In this case the plaintiff had hired Amitabh Bachchan and Jaya Bachchan to endorse and advertise its range of diamond jewellery sold and marketed under the brand name Tanishq. The couple had assigned all the rights in their personality to the plaintiff to be used in advertisements in all media, including print and video. The plaintiff had invested huge sums of money in the promotional campaign. The defendant, a jeweler dealing in identical goods to those of the plaintiff, was found to have put up a hoarding identical to the plaintiff’s, including the same photograph of the celebrity couple displayed on the plaintiff’s hoarding. As the defendant had neither sought permission from the couple to use their photograph, nor been authorized to do so by the plaintiff, the court held it liable not only for infringement of the plaintiff’s copyright in the advertisement, but also for misappropriation of the couple’s personality rights.

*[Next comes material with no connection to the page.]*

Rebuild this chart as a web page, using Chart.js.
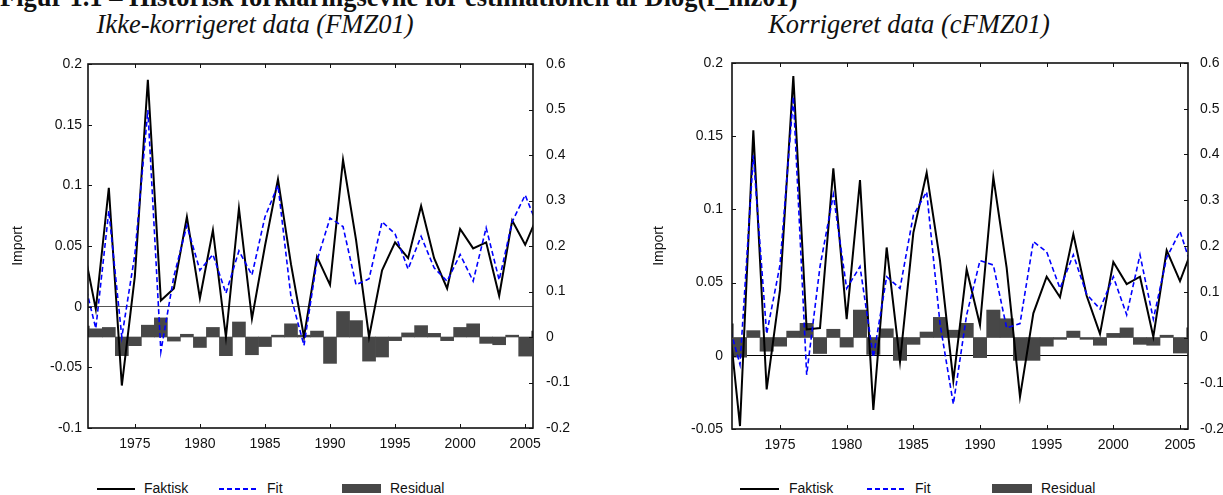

The court thereby granted an interim injunction in favour of the plaintiff while specifically recognizing the couple’s rights in their personalities.

CONCLUSION

In India although Publicity Rights and Image rights have traveled a long way from the era of being an offshoot of privacy right to an independent standalone right but they are yet to be recognized by way of a statue.

Although there have been a few judicial decisions which have accorded protection to celebrities publicity and image rights through intellectual property laws, it has proved to be insufficient. There has arisen a strong need of separate regime of publicity rights and protection under the Statue. 

The Copyright Act poses a challenge in case of recognition of publicity rights. The inadequacies in the current framework of intellectual property laws are quite alarming, seeing the blatant misuse of various aspects of the publicity and image rights.

While the right of publicity is slowly finding recognition under Indian law, the remedies for infringement are limited. An action for “passing off” would be available against any third party that causes injury to the business, goodwill or reputation of an individual by trying to pass off its goods or business as those of the individual. However, for such action to be successful three elements would need to be established, damage to reputation, misrepresentation and that these have caused irreparable damage. While the Indian legal framework surrounding publicity and image rights lacks some level of certainty at present, it is an area in which new developments are inevitable given the growth of professionals and celebrities in all strata’s and leagues in the country.